* BEGIN *

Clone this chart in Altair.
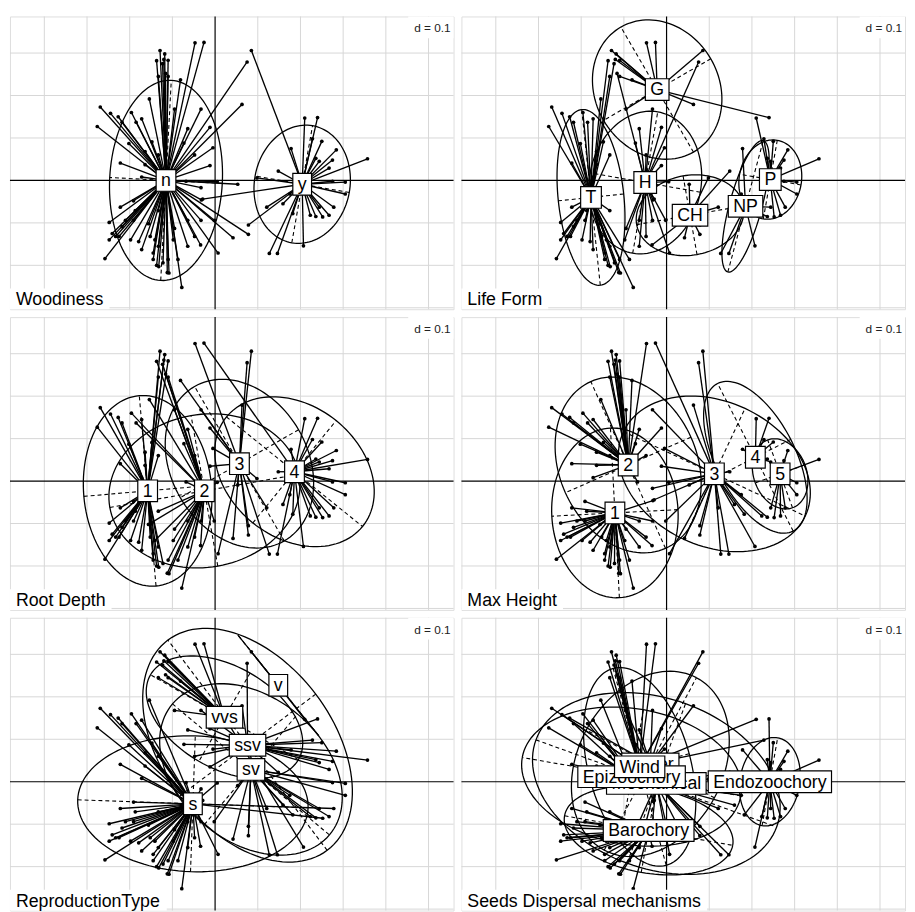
import altair as alt
import pandas as pd
import numpy as np

# ---------------- data ----------------
# species scores (same in all six panels)
PX = [-0.129, -0.118, -0.120, -0.137, -0.116, -0.047, -0.026, -0.081, 0.075, 0.085,
      0.063, -0.269, -0.245, -0.227, -0.196, -0.276, -0.185, -0.154, -0.202, -0.222,
      -0.012, -0.073, -0.005, -0.012, -0.172, -0.068, 0.053, 0.005, -0.248, -0.241,
      -0.248, -0.258, -0.191, -0.179, -0.172, -0.141, -0.137, -0.132, -0.112, -0.108,
      -0.078, -0.095, -0.034, -0.032, -0.002, 0.007, 0.042, 0.078, -0.210, -0.222,
      -0.156, -0.064, -0.048, -0.133, 0.210, 0.240, 0.228, 0.250, 0.284, 0.357,
      0.305, 0.305, 0.278, 0.267, 0.252, 0.236, 0.223, 0.207, 0.146, 0.127,
      0.182, 0.121, 0.159, 0.148, 0.098, 0.078, -0.029, 0.267, 0.244, 0.275,
      0.178, -0.123, -0.110, -0.133, -0.164, -0.110, -0.098, -0.145, -0.191, -0.225,
      -0.033, -0.064, -0.148, -0.233, -0.198, -0.152, -0.145, -0.122, -0.187, -0.218,
      -0.133, -0.087, -0.064, -0.110, -0.133, -0.172, -0.218, -0.095, -0.033, -0.164,
      -0.048, -0.033, 0.236, 0.244, 0.175, 0.275]
PY = [0.306, 0.298, 0.285, 0.282, 0.252, 0.324, 0.325, 0.237, 0.279, 0.306,
      0.179, 0.173, 0.158, 0.150, 0.160, 0.127, 0.137, 0.192, 0.087, 0.041,
      0.125, 0.088, 0.077, 0.035, 0.008, -0.002, -0.009, -0.003, -0.099, -0.125,
      -0.140, -0.184, -0.048, -0.144, -0.163, -0.140, -0.200, -0.203, -0.217, -0.218,
      -0.252, -0.113, -0.152, -0.046, -0.094, -0.171, -0.135, -0.127, -0.094, -0.063,
      -0.102, -0.094, -0.132, -0.071, 0.147, 0.148, 0.098, 0.092, 0.072, 0.051,
      -0.004, -0.032, -0.063, -0.082, -0.086, -0.085, -0.082, -0.154, -0.172, -0.172,
      -0.078, -0.063, -0.055, 0.022, 0.006, -0.105, -0.044, 0.029, 0.045, -0.002,
      0.075, 0.275, 0.245, 0.060, 0.037, -0.186, -0.140, -0.171, -0.094, -0.132,
      -0.017, 0.122, 0.091, -0.132, -0.140, -0.132, -0.186, -0.194, -0.071, -0.109,
      -0.155, -0.186, -0.155, 0.283, 0.245, 0.145, 0.137, 0.168, 0.168, 0.068,
      0.060, -0.094, 0.052, -0.063, -0.032, 0.048]

# class membership (1-based species numbers); None = all remaining species
WOODINESS = {"n": None, "y": [10] + list(range(55, 82)) + [113, 114, 115, 116]}
LIFE_FORM = {"T": None,
             "H": [5, 9, 21, 22, 23, 24, 26, 28, 42, 44, 45, 46, 52, 53, 77, 87, 91, 92,
                   103, 109, 111, 112],
             "G": [1, 2, 3, 6, 7, 8, 10, 11, 56, 83, 104, 108],
             "CH": [27, 43, 47, 48, 72, 74, 75, 76],
             "NP": [66, 67, 68, 69, 70, 71, 73, 81, 114, 115],
             "P": [55, 57, 58, 59, 60, 61, 62, 63, 64, 65, 78, 79, 80, 113, 116]}
ROOT_DEPTH = {"1": [1, 2, 3, 12, 13, 14, 16, 19, 20, 25, 29, 30, 31, 32, 33, 34, 35, 37, 38,
                    49, 50, 84, 85, 88, 89, 90, 93] + list(range(94, 102)) + [104, 105, 106, 107, 110],
              "2": None,
              "3": [6, 8, 9, 10, 11, 21, 23, 24, 27, 46, 47, 48, 70, 72, 75, 76, 109],
              "4": [7] + list(range(55, 70)) + [71, 73, 74, 78, 79, 80, 81, 113, 114, 115, 116]}
MAX_HEIGHT = {"1": list(range(29, 45)) + [49, 50, 51, 52, 53, 54, 86, 87, 88, 89, 90]
                   + list(range(94, 104)) + [112],
              "2": [1, 2, 3, 4, 5, 6, 8] + list(range(12, 23)) + [25, 26, 82, 83, 84, 85, 92, 93,
                                                                    104, 105, 106, 107, 108, 110, 111],
              "3": None,
              "4": [55, 56, 57, 58, 79, 81, 113],
              "5": [59, 60, 61, 62, 63, 64, 65, 78, 80, 114, 116]}
REPRO = {"s": None,
         "sv": [27, 45, 47, 48, 61, 62, 64, 66, 67, 69, 70, 71, 72, 73, 76, 80, 114, 115],
         "ssv": [9, 11, 21, 22, 23, 24, 56, 57, 58, 59, 60, 74, 75, 78, 79, 81, 92, 109, 111, 113, 116],
         "vvs": [1, 2, 3, 4, 5, 6, 7, 8, 82, 83, 68, 104, 105, 108],
         "v": [10, 55]}
SEEDS = {"Mechanical": None,
         "Water": [11, 14, 21, 22, 23, 24, 57, 92, 108, 109, 111],
         "Epizoochory": [15, 16, 17, 18, 19, 20, 25, 26, 84, 85, 93, 106, 107, 110],
         "Wind": [1, 2, 3, 4, 5, 6, 7, 8, 9, 10, 12, 13, 55, 82, 83, 104, 105],
         "Barochory": list(range(29, 44)) + [49, 50, 51, 53, 54, 86, 87, 88, 89, 90]
                      + list(range(94, 103)),
         "Endozoochory": [56, 58, 59, 60, 61, 62, 63, 64, 65, 66, 67, 68, 71, 78, 79, 80, 81,
                          113, 114, 116]}

# class centres (x, y)
C_WOOD = {"n": (-0.115, 0.000), "y": (0.204, -0.009)}
C_LIFE = {"T": (-0.177, -0.040), "H": (-0.050, -0.005), "G": (-0.022, 0.214),
          "CH": (0.055, -0.082), "NP": (0.185, -0.061), "P": (0.243, 0.002)}
C_ROOT = {"1": (-0.158, -0.023), "2": (-0.025, -0.023), "3": (0.057, 0.041), "4": (0.186, 0.022)}
C_HEIGHT = {"1": (-0.121, -0.075), "2": (-0.090, 0.038), "3": (0.112, 0.017),
            "4": (0.208, 0.056), "5": (0.266, 0.017)}
C_REPRO = {"s": (-0.052, -0.052), "sv": (0.084, 0.029), "ssv": (0.076, 0.086),
           "vvs": (0.022, 0.152), "v": (0.148, 0.227)}
C_SEEDS = {"Mechanical": (-0.024, -0.004), "Water": (-0.038, 0.042), "Epizoochory": (-0.082, 0.012),
           "Wind": (-0.063, 0.035), "Barochory": (-0.042, -0.115), "Endozoochory": (0.242, 0.000)}

# ellipses: half major axis, half minor axis, angle of major axis (degrees)
E_WOOD = {"n": (0.236, 0.132, 87), "y": (0.140, 0.112, 80)}
E_LIFE = {"T": (0.208, 0.077, 96), "H": (0.169, 0.131, 80), "G": (0.170, 0.145, 120),
          "CH": (0.127, 0.094, 10), "NP": (0.160, 0.038, 75), "P": (0.094, 0.073, 80)}
E_ROOT = {"1": (0.225, 0.150, 95), "2": (0.225, 0.180, 10), "3": (0.210, 0.160, 120),
          "4": (0.205, 0.155, -39)}
E_HEIGHT = {"1": (0.200, 0.148, 93), "2": (0.215, 0.161, 114), "3": (0.235, 0.170, -25),
            "4": (0.195, 0.093, 117), "5": (0.085, 0.062, 110)}
E_REPRO = {"s": (0.270, 0.160, -2), "sv": (0.240, 0.170, -40), "ssv": (0.310, 0.200, 127),
           "vvs": (0.200, 0.120, 150), "v": (0.152, 0.0, 128.6)}
E_SEEDS = {"Mechanical": (0.300, 0.200, -20), "Water": (0.230, 0.170, 62),
           "Epizoochory": (0.260, 0.160, 170), "Wind": (0.240, 0.120, 105),
           "Barochory": (0.200, 0.100, -10), "Endozoochory": (0.105, 0.070, 80)}

PANELS = [("Woodiness", WOODINESS, C_WOOD, E_WOOD),
          ("Life Form", LIFE_FORM, C_LIFE, E_LIFE),
          ("Root Depth", ROOT_DEPTH, C_ROOT, E_ROOT),
          ("Max Height", MAX_HEIGHT, C_HEIGHT, E_HEIGHT),
          ("ReproductionType", REPRO, C_REPRO, E_REPRO),
          ("Seeds Dispersal mechanisms", SEEDS, C_SEEDS, E_SEEDS)]

GRID_X = [-0.4, -0.3, -0.2, -0.1, 0.1, 0.2, 0.3, 0.4, 0.5]
GRID_Y = [-0.3, -0.2, -0.1, 0.1, 0.2, 0.3]
X_DOMAIN = [-0.4805, 0.5586]
Y_DOMAIN = [-0.3034, 0.3862]

# ---------------- layout ----------------
W, H = 450, 297
PXU = W / (X_DOMAIN[1] - X_DOMAIN[0])
PYU = H / (Y_DOMAIN[1] - Y_DOMAIN[0])
FONT = "Liberation Sans"
LABEL_SIZE = 18

AW = {' ': 278, '=': 584, '.': 278, 'A': 667, 'B': 667, 'C': 722, 'D': 722, 'E': 667, 'F': 611,
      'G': 778, 'H': 722, 'I': 278, 'L': 556, 'M': 833, 'N': 722, 'P': 667, 'R': 722, 'S': 667,
      'T': 611, 'V': 667, 'W': 944, 'a': 556, 'b': 556, 'c': 500, 'd': 556, 'e': 556, 'f': 278,
      'g': 556, 'h': 556, 'i': 222, 'j': 222, 'k': 500, 'l': 222, 'm': 833, 'n': 556, 'o': 556,
      'p': 556, 'q': 556, 'r': 333, 's': 500, 't': 278, 'u': 556, 'v': 500, 'w': 722, 'x': 500,
      'y': 500, 'z': 500}


def text_w(s, size):
    return sum(AW.get(c, 556) for c in s) * size / 1000.0


xs = alt.Scale(domain=X_DOMAIN, nice=False, zero=False)
ys = alt.Scale(domain=Y_DOMAIN, nice=False, zero=False)


def X(f):
    return alt.X(f, type="quantitative", scale=xs, axis=None)


def Y(f):
    return alt.Y(f, type="quantitative", scale=ys, axis=None)


def members(groups):
    n = len(PX)
    assigned = set()
    for k, v in groups.items():
        if v is not None:
            assigned.update(v)
    out = {}
    for k, v in groups.items():
        if v is None:
            out[k] = [i for i in range(1, n + 1) if i not in assigned]
        else:
            out[k] = v
    return out


def panel(title, groups, centers, ells):
    mem = members(groups)
    layers = []
    gx = pd.DataFrame({"x": GRID_X})
    gy = pd.DataFrame({"y": GRID_Y})
    layers.append(alt.Chart(gx).mark_rule(color="#d6d6d6", strokeWidth=1).encode(
        x=X("x"), y=alt.value(0), y2=alt.value(H)))
    layers.append(alt.Chart(gy).mark_rule(color="#d6d6d6", strokeWidth=1).encode(
        y=Y("y"), x=alt.value(0), x2=alt.value(W)))
    layers.append(alt.Chart(pd.DataFrame({"x": [0.0]})).mark_rule(color="black", strokeWidth=1.2).encode(
        x=X("x"), y=alt.value(0), y2=alt.value(H)))
    layers.append(alt.Chart(pd.DataFrame({"y": [0.0]})).mark_rule(color="black", strokeWidth=1.2).encode(
        y=Y("y"), x=alt.value(0), x2=alt.value(W)))

    # ellipses and their axes
    rows, ax_rows = [], []
    t = np.linspace(0, 2 * np.pi, 121)
    for k, (a, b, th) in ells.items():
        cx, cy = centers[k]
        r = np.radians(th)
        ex = cx + a * np.cos(r) * np.cos(t) - b * np.sin(r) * np.sin(t)
        ey = cy + a * np.sin(r) * np.cos(t) + b * np.cos(r) * np.sin(t)
        for i in range(len(t)):
            rows.append({"x": ex[i], "y": ey[i], "g": k, "i": i})
        ux, uy = np.cos(r), np.sin(r)
        ax_rows.append({"x": cx - a * ux, "y": cy - a * uy, "x2": cx + a * ux, "y2": cy + a * uy})
        if b > 0:
            ax_rows.append({"x": cx + b * uy, "y": cy - b * ux, "x2": cx - b * uy, "y2": cy + b * ux})
    layers.append(alt.Chart(pd.DataFrame(rows)).mark_line(color="black", strokeWidth=1.3, clip=True).encode(
        x=X("x"), y=Y("y"), detail="g:N", order="i:Q"))
    layers.append(alt.Chart(pd.DataFrame(ax_rows)).mark_rule(color="black", strokeWidth=1.1,
                                                             strokeDash=[4, 3], clip=True).encode(
        x=X("x"), y=Y("y"), x2="x2:Q", y2="y2:Q"))

    # segments species -> centre
    seg = []
    for k, idx in mem.items():
        cx, cy = centers[k]
        for i in idx:
            seg.append({"x": PX[i - 1], "y": PY[i - 1], "x2": cx, "y2": cy})
    sdf = pd.DataFrame(seg)
    layers.append(alt.Chart(sdf).mark_rule(color="black", strokeWidth=1.35).encode(
        x=X("x"), y=Y("y"), x2="x2:Q", y2="y2:Q"))
    layers.append(alt.Chart(pd.DataFrame({"x": PX, "y": PY})).mark_circle(
        color="black", size=14, opacity=1).encode(x=X("x"), y=Y("y")))

    # class labels (boxed), drawn in order so later boxes hide earlier ones
    for k in groups.keys():
        cx, cy = centers[k]
        hw = (text_w(k, LABEL_SIZE) / 2 + 5) / PXU
        hh = 11 / PYU
        d = pd.DataFrame({"x": [cx - hw], "x2": [cx + hw], "y": [cy - hh], "y2": [cy + hh],
                          "cx": [cx], "cy": [cy], "lab": [k]})
        layers.append(alt.Chart(d).mark_rect(fill="white", stroke="black", strokeWidth=1.2).encode(
            x=X("x"), x2="x2:Q", y=Y("y"), y2="y2:Q"))
        layers.append(alt.Chart(d).mark_text(font=FONT, fontSize=LABEL_SIZE, color="black",
                                             align="center", baseline="middle", dy=1).encode(
            x=X("cx"), y=Y("cy"), text="lab:N"))

    # panel title (bottom-left, white background)
    tw_ = text_w(title, 18)
    one = pd.DataFrame({"t": [title]})
    layers.append(alt.Chart(one).mark_rect(fill="white").encode(
        x=alt.value(0), x2=alt.value(tw_ + 12), y=alt.value(H - 21), y2=alt.value(H)))
    layers.append(alt.Chart(one).mark_text(font=FONT, fontSize=18, color="black", align="left",
                                           baseline="alphabetic").encode(
        x=alt.value(6), y=alt.value(H - 4), text="t:N"))
    dd = pd.DataFrame({"t": ["d = 0.1"]})
    layers.append(alt.Chart(dd).mark_rect(fill="white").encode(
        x=alt.value(W - 46), x2=alt.value(W), y=alt.value(0), y2=alt.value(22)))
    layers.append(alt.Chart(dd).mark_text(font=FONT, fontSize=12, color="#222", align="right",
                                          baseline="alphabetic").encode(
        x=alt.value(W - 3), y=alt.value(16), text="t:N"))
    return alt.layer(*layers).properties(width=W, height=H)


charts = [panel(*p) for p in PANELS]
rows = [alt.hconcat(charts[0], charts[1], spacing=4),
        alt.hconcat(charts[2], charts[3], spacing=4),
        alt.hconcat(charts[4], charts[5], spacing=4)]
chart = alt.vconcat(*rows, spacing=4).properties(padding=0).configure_view(
    stroke="#111", strokeWidth=1.5).configure(background="white")

chart.save("out.html", embed_options={"renderer": "svg", "actions": False})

* END *

> [Exercise directions]: From the top of the listing above, repeat each line exactly until you reach the line containing "import numpy as np", and repeat that one too. Leave the pictures out.

> [Output of the task]:
Clone this chart in Altair.
import altair as alt
import pandas as pd
import numpy as np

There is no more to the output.